Material
%%

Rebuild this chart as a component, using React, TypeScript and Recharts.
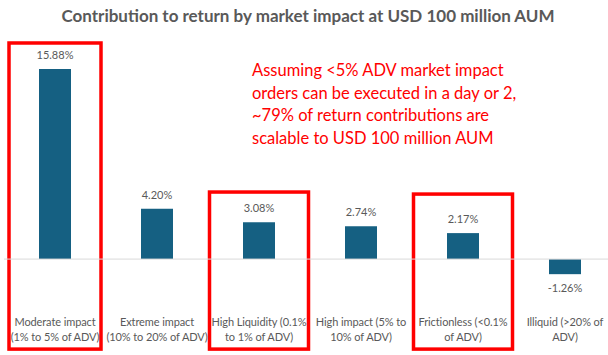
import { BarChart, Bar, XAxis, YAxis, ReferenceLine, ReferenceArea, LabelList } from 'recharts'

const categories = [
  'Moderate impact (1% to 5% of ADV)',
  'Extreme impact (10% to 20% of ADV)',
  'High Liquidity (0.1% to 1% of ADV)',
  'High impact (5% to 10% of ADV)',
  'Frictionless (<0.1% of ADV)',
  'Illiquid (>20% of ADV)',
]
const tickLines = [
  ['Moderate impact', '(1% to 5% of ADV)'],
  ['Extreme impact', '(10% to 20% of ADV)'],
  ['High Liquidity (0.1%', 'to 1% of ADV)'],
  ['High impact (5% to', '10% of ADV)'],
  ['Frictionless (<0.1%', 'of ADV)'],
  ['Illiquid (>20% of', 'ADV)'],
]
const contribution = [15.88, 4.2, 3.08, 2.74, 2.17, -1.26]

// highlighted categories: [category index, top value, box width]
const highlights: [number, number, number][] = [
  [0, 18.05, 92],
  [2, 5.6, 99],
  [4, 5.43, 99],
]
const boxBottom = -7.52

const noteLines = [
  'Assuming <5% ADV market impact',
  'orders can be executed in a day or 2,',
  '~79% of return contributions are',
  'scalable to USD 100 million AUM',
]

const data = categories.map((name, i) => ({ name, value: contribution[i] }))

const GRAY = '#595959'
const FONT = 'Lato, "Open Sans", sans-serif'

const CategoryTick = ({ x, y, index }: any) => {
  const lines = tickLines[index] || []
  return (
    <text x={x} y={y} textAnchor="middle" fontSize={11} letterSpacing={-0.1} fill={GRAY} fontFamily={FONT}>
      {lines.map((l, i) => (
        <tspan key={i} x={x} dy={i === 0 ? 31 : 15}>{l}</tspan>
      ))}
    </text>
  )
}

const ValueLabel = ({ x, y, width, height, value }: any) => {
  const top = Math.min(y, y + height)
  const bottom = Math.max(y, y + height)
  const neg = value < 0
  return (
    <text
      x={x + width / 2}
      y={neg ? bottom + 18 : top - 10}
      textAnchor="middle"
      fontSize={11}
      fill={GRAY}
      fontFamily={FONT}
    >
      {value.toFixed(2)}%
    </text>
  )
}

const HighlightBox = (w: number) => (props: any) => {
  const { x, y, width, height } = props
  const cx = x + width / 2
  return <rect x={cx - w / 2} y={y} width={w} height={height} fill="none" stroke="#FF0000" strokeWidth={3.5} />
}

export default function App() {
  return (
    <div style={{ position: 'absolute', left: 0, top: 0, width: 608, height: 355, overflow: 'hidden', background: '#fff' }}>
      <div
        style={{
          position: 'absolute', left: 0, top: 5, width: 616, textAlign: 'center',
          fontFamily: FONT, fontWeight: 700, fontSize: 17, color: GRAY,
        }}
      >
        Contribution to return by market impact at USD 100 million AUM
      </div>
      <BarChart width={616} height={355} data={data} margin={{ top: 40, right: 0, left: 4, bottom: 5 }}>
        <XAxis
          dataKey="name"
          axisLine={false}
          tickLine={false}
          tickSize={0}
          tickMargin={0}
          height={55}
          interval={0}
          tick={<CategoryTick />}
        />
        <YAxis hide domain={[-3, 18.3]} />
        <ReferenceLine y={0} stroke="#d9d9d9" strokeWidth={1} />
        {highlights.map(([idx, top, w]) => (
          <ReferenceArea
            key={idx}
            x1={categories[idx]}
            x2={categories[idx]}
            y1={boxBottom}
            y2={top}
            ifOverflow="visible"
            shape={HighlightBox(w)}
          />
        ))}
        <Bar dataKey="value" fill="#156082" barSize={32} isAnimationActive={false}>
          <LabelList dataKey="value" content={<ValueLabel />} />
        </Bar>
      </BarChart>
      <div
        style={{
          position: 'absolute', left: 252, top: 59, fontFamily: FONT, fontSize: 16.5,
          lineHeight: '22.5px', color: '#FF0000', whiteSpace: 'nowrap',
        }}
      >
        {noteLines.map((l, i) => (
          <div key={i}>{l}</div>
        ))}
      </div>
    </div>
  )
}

%%

Your goal
Give again, word for word, every line from the top of the data through the line with "ReferenceLine, ReferenceArea, LabelList", both ends included, and exclude the pictures.

Full answer
Rebuild this chart as a component, using React, TypeScript and Recharts.
import { BarChart, Bar, XAxis, YAxis, ReferenceLine, ReferenceArea, LabelList } from 'recharts'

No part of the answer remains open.